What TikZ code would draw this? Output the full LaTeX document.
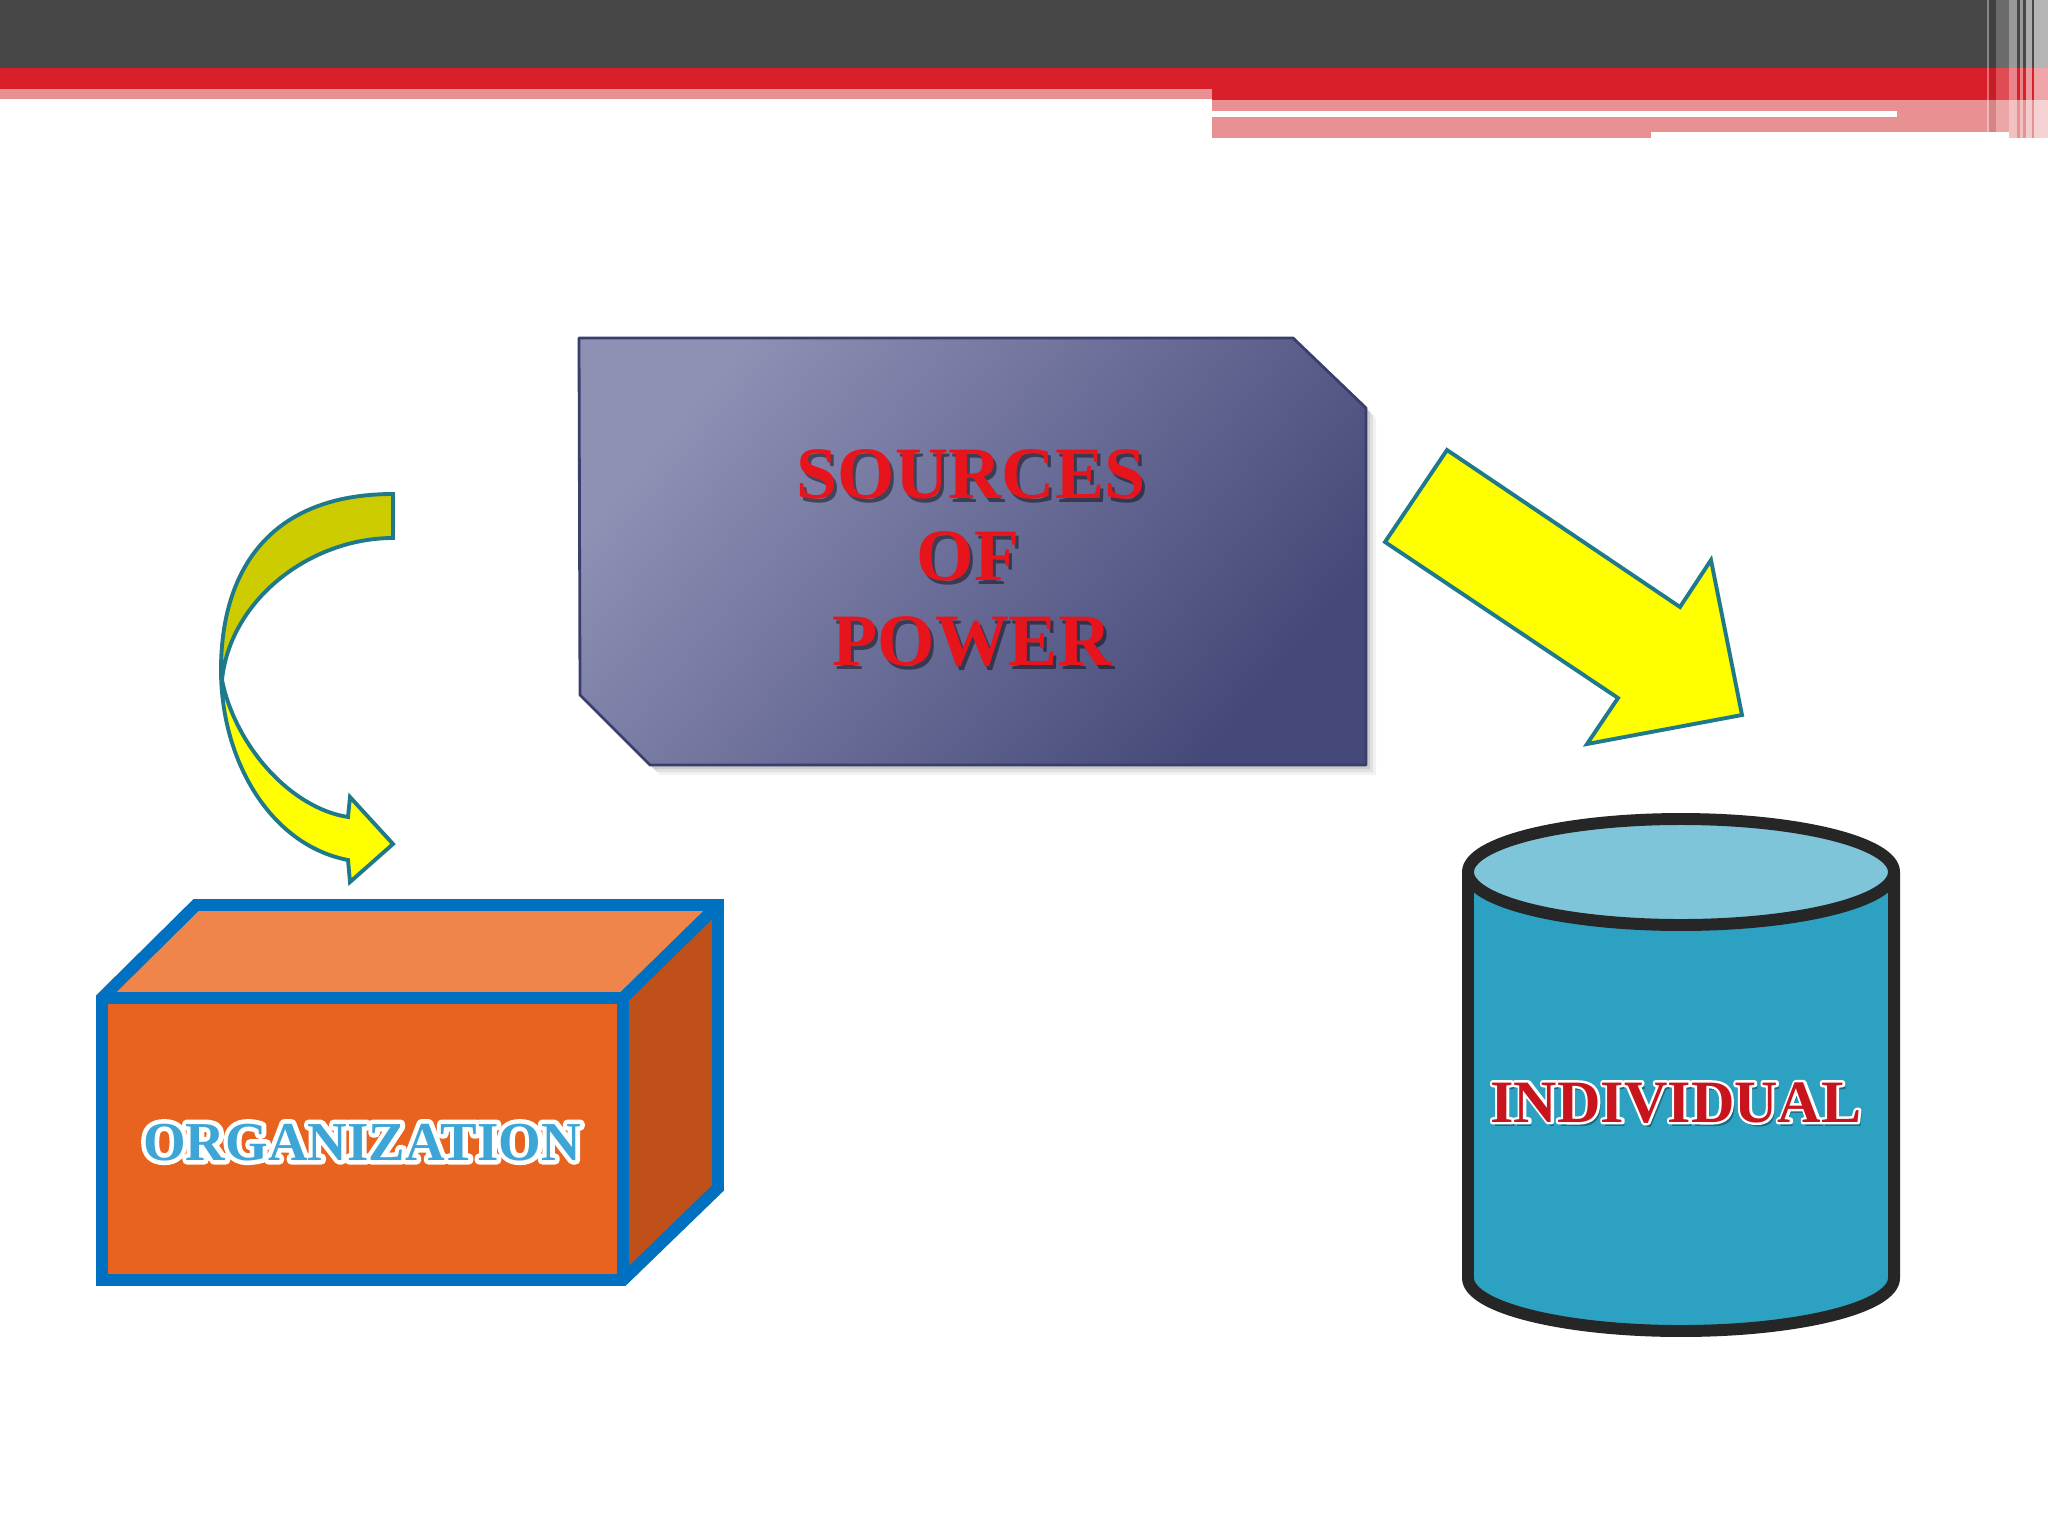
\documentclass[tikz,border=0pt]{standalone}
\usepackage{fontspec}
\setmainfont{Liberation Serif}
\usetikzlibrary{calc}
\newcommand\strokedtxt[2]{\special{pdf:literal direct 2 Tr #1 w 1 j 1 1 1 RG}#2\special{pdf:literal direct 0 Tr}}
\definecolor{topgray}{HTML}{474747}
\definecolor{barred}{HTML}{D9202A}
\definecolor{barpink}{HTML}{E89092}
\definecolor{boxlight}{HTML}{8E90B4}
\definecolor{boxdark}{HTML}{454979}
\definecolor{boxedge}{HTML}{3B3E6C}
\definecolor{arrowteal}{HTML}{1E7A8A}
\definecolor{oliveyel}{HTML}{CCCC00}
\definecolor{brightyel}{HTML}{FFFF00}
\definecolor{orgfront}{HTML}{E8641E}
\definecolor{orgtop}{HTML}{EF854A}
\definecolor{orgside}{HTML}{C0501A}
\definecolor{orgedge}{HTML}{0070C0}
\definecolor{cylbody}{HTML}{2DA1C1}
\definecolor{cyltop}{HTML}{7FC5DA}
\definecolor{cyledge}{HTML}{262626}
\definecolor{titlered}{HTML}{E8141C}
\definecolor{indred}{HTML}{C8141C}
\definecolor{orgblue}{HTML}{3DA6D6}
\tikzset{
  yelarrow/.style={draw=arrowteal, line width=1.1pt, line join=miter},
  boxline/.style={draw=orgedge, line width=3.4pt, line join=miter},
  cylline/.style={draw=cyledge, line width=3.4pt, line join=round},
  srcfont/.style={font=\fontsize{21}{24}\selectfont\bfseries, inner sep=0pt, anchor=base},
  orgfont/.style={font=\fontsize{15.6}{18}\selectfont\bfseries, inner sep=0pt, anchor=base},
  indfont/.style={font=\fontsize{17.1}{19}\selectfont\bfseries, inner sep=0pt, anchor=base},
  stripe/.style={fill=white}
}
\begin{document}
\begin{tikzpicture}[x=0.01cm,y=-0.01cm]
\useasboundingbox (0,0) rectangle (2048,1536);
\fill[white] (0,0) rectangle (2048,1536);
% ---- top bar
\fill[topgray] (0,0) rectangle (2048,68);
\fill[barred] (0,68) rectangle (1212,89);
\fill[barpink] (0,89) rectangle (1212,99);
\fill[barred] (1212,68) rectangle (2048,100);
\fill[barpink] (1212,100) rectangle (2048,132);
\fill[barpink] (1212,132) rectangle (1651,138);
\fill[barpink] (2009,132) rectangle (2048,138);
\fill[white] (1212,111) rectangle (1897,117);
\fill[stripe, opacity=0.35] (1987,0) rectangle (1989,132);
\fill[black, opacity=0.08] (1989,0) rectangle (1996,132);
\fill[stripe, opacity=0.2] (1996,0) rectangle (2009,132);
\fill[stripe, opacity=0.45] (2009,0) rectangle (2017,138);
\fill[stripe, opacity=0.45] (2020,0) rectangle (2023,138);
\fill[stripe, opacity=0.55] (2026,0) rectangle (2032,138);
\fill[stripe, opacity=0.6] (2034,0) rectangle (2048,138);
% ---- sources box
\foreach \d/\o in {10/0.05,7/0.07,4/0.09}{
  \fill[black, opacity=\o] ($(579,338)+(\d,\d)$) -- ($(1293,338)+(\d,\d)$) -- ($(1366,408)+(\d,\d)$) -- ($(1366,765)+(\d,\d)$) -- ($(650,765)+(\d,\d)$) -- ($(580,695)+(\d,\d)$) -- cycle;
}
\shade[left color=boxlight, right color=boxdark, shading angle=50]
  (579,338) -- (1293,338) -- (1366,408) -- (1366,765) -- (650,765) -- (580,695) -- cycle;
\draw[boxedge, line width=0.8pt, line join=round]
  (579,338) -- (1293,338) -- (1366,408) -- (1366,765) -- (650,765) -- (580,695) -- cycle;
\node[srcfont, text=black, opacity=0.45] (srcAsh) at (974,502) {SOURCES};
\node[srcfont, text=black, opacity=0.45] (srcBsh) at (971,584) {OF};
\node[srcfont, text=black, opacity=0.45] (srcCsh) at (975,669) {POWER};
\node[srcfont, text=titlered] (srcA) at (971,498) {SOURCES};
\node[srcfont, text=titlered] (srcB) at (968,580) {OF};
\node[srcfont, text=titlered] (srcC) at (972,665) {POWER};
% ---- curved arrow
\path[yelarrow, fill=oliveyel] (393,494) -- (393,538) .. controls (310,538) and (230,600) .. (222,680)
  -- (221,670) .. controls (221,570) and (270,494) .. (393,494) -- cycle;
\path[yelarrow, fill=brightyel] (221,670) .. controls (221,760) and (270,845) .. (348,860)
  -- (350,882) -- (393,844) -- (350,797) -- (348,817)
  .. controls (290,808) and (235,745) .. (222,680) -- cycle;
% ---- diagonal arrow
\path[yelarrow, fill=brightyel] (1447,450) -- (1680,607) -- (1711,560) -- (1742,715)
  -- (1587,744) -- (1618,698) -- (1385,542) -- cycle;
% ---- organization box
\fill[orgtop] (102,998) -- (196,905) -- (718,905) -- (623,998) -- cycle;
\fill[orgside] (623,998) -- (718,905) -- (718,1188) -- (623,1280) -- cycle;
\fill[orgfront] (102,998) rectangle (623,1280);
\draw[boxline] (102,998) -- (623,998) -- (718,905);
\draw[boxline] (623,998) -- (623,1280);
\draw[boxline] (102,998) -- (196,905) -- (718,905) -- (718,1188) -- (623,1280) -- (102,1280) -- cycle;
\node[orgfont, text=black, opacity=0.35] (orgsh) at (365,1164) {ORGANIZATION};
\node[orgfont, text=white] (orgln) at (362,1160) {\strokedtxt{2.6}{ORGANIZATION}};
\node[orgfont, text=orgblue] (org) at (362,1160) {ORGANIZATION};
% ---- cylinder
\path[cylline, fill=cylbody] (1468,872) -- (1468,1278)
  .. controls (1468,1307.3) and (1563.4,1331) .. (1681,1331)
  .. controls (1798.6,1331) and (1894,1307.3) .. (1894,1278) -- (1894,872);
\path[cylline, fill=cyltop] (1681,872) ellipse [x radius=213, y radius=53];
\node[indfont, text=black, opacity=0.35] (indsh) at (1679,1126) {INDIVIDUAL};
\node[indfont, text=white] (indln) at (1676,1122) {\strokedtxt{1.4}{INDIVIDUAL}};
\node[indfont, text=indred] (ind) at (1676,1122) {INDIVIDUAL};
\end{tikzpicture}
\end{document}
————
# STATED GOAL
Reproduce the listing above exactly, excluding all pictures.

# SOLUTION TO THIS PROBLEM
What TikZ code would draw this? Output the full LaTeX document.
\documentclass[tikz,border=0pt]{standalone}
\usepackage{fontspec}
\setmainfont{Liberation Serif}
\usetikzlibrary{calc}
\newcommand\strokedtxt[2]{\special{pdf:literal direct 2 Tr #1 w 1 j 1 1 1 RG}#2\special{pdf:literal direct 0 Tr}}
\definecolor{topgray}{HTML}{474747}
\definecolor{barred}{HTML}{D9202A}
\definecolor{barpink}{HTML}{E89092}
\definecolor{boxlight}{HTML}{8E90B4}
\definecolor{boxdark}{HTML}{454979}
\definecolor{boxedge}{HTML}{3B3E6C}
\definecolor{arrowteal}{HTML}{1E7A8A}
\definecolor{oliveyel}{HTML}{CCCC00}
\definecolor{brightyel}{HTML}{FFFF00}
\definecolor{orgfront}{HTML}{E8641E}
\definecolor{orgtop}{HTML}{EF854A}
\definecolor{orgside}{HTML}{C0501A}
\definecolor{orgedge}{HTML}{0070C0}
\definecolor{cylbody}{HTML}{2DA1C1}
\definecolor{cyltop}{HTML}{7FC5DA}
\definecolor{cyledge}{HTML}{262626}
\definecolor{titlered}{HTML}{E8141C}
\definecolor{indred}{HTML}{C8141C}
\definecolor{orgblue}{HTML}{3DA6D6}
\tikzset{
  yelarrow/.style={draw=arrowteal, line width=1.1pt, line join=miter},
  boxline/.style={draw=orgedge, line width=3.4pt, line join=miter},
  cylline/.style={draw=cyledge, line width=3.4pt, line join=round},
  srcfont/.style={font=\fontsize{21}{24}\selectfont\bfseries, inner sep=0pt, anchor=base},
  orgfont/.style={font=\fontsize{15.6}{18}\selectfont\bfseries, inner sep=0pt, anchor=base},
  indfont/.style={font=\fontsize{17.1}{19}\selectfont\bfseries, inner sep=0pt, anchor=base},
  stripe/.style={fill=white}
}
\begin{document}
\begin{tikzpicture}[x=0.01cm,y=-0.01cm]
\useasboundingbox (0,0) rectangle (2048,1536);
\fill[white] (0,0) rectangle (2048,1536);
% ---- top bar
\fill[topgray] (0,0) rectangle (2048,68);
\fill[barred] (0,68) rectangle (1212,89);
\fill[barpink] (0,89) rectangle (1212,99);
\fill[barred] (1212,68) rectangle (2048,100);
\fill[barpink] (1212,100) rectangle (2048,132);
\fill[barpink] (1212,132) rectangle (1651,138);
\fill[barpink] (2009,132) rectangle (2048,138);
\fill[white] (1212,111) rectangle (1897,117);
\fill[stripe, opacity=0.35] (1987,0) rectangle (1989,132);
\fill[black, opacity=0.08] (1989,0) rectangle (1996,132);
\fill[stripe, opacity=0.2] (1996,0) rectangle (2009,132);
\fill[stripe, opacity=0.45] (2009,0) rectangle (2017,138);
\fill[stripe, opacity=0.45] (2020,0) rectangle (2023,138);
\fill[stripe, opacity=0.55] (2026,0) rectangle (2032,138);
\fill[stripe, opacity=0.6] (2034,0) rectangle (2048,138);
% ---- sources box
\foreach \d/\o in {10/0.05,7/0.07,4/0.09}{
  \fill[black, opacity=\o] ($(579,338)+(\d,\d)$) -- ($(1293,338)+(\d,\d)$) -- ($(1366,408)+(\d,\d)$) -- ($(1366,765)+(\d,\d)$) -- ($(650,765)+(\d,\d)$) -- ($(580,695)+(\d,\d)$) -- cycle;
}
\shade[left color=boxlight, right color=boxdark, shading angle=50]
  (579,338) -- (1293,338) -- (1366,408) -- (1366,765) -- (650,765) -- (580,695) -- cycle;
\draw[boxedge, line width=0.8pt, line join=round]
  (579,338) -- (1293,338) -- (1366,408) -- (1366,765) -- (650,765) -- (580,695) -- cycle;
\node[srcfont, text=black, opacity=0.45] (srcAsh) at (974,502) {SOURCES};
\node[srcfont, text=black, opacity=0.45] (srcBsh) at (971,584) {OF};
\node[srcfont, text=black, opacity=0.45] (srcCsh) at (975,669) {POWER};
\node[srcfont, text=titlered] (srcA) at (971,498) {SOURCES};
\node[srcfont, text=titlered] (srcB) at (968,580) {OF};
\node[srcfont, text=titlered] (srcC) at (972,665) {POWER};
% ---- curved arrow
\path[yelarrow, fill=oliveyel] (393,494) -- (393,538) .. controls (310,538) and (230,600) .. (222,680)
  -- (221,670) .. controls (221,570) and (270,494) .. (393,494) -- cycle;
\path[yelarrow, fill=brightyel] (221,670) .. controls (221,760) and (270,845) .. (348,860)
  -- (350,882) -- (393,844) -- (350,797) -- (348,817)
  .. controls (290,808) and (235,745) .. (222,680) -- cycle;
% ---- diagonal arrow
\path[yelarrow, fill=brightyel] (1447,450) -- (1680,607) -- (1711,560) -- (1742,715)
  -- (1587,744) -- (1618,698) -- (1385,542) -- cycle;
% ---- organization box
\fill[orgtop] (102,998) -- (196,905) -- (718,905) -- (623,998) -- cycle;
\fill[orgside] (623,998) -- (718,905) -- (718,1188) -- (623,1280) -- cycle;
\fill[orgfront] (102,998) rectangle (623,1280);
\draw[boxline] (102,998) -- (623,998) -- (718,905);
\draw[boxline] (623,998) -- (623,1280);
\draw[boxline] (102,998) -- (196,905) -- (718,905) -- (718,1188) -- (623,1280) -- (102,1280) -- cycle;
\node[orgfont, text=black, opacity=0.35] (orgsh) at (365,1164) {ORGANIZATION};
\node[orgfont, text=white] (orgln) at (362,1160) {\strokedtxt{2.6}{ORGANIZATION}};
\node[orgfont, text=orgblue] (org) at (362,1160) {ORGANIZATION};
% ---- cylinder
\path[cylline, fill=cylbody] (1468,872) -- (1468,1278)
  .. controls (1468,1307.3) and (1563.4,1331) .. (1681,1331)
  .. controls (1798.6,1331) and (1894,1307.3) .. (1894,1278) -- (1894,872);
\path[cylline, fill=cyltop] (1681,872) ellipse [x radius=213, y radius=53];
\node[indfont, text=black, opacity=0.35] (indsh) at (1679,1126) {INDIVIDUAL};
\node[indfont, text=white] (indln) at (1676,1122) {\strokedtxt{1.4}{INDIVIDUAL}};
\node[indfont, text=indred] (ind) at (1676,1122) {INDIVIDUAL};
\end{tikzpicture}
\end{document}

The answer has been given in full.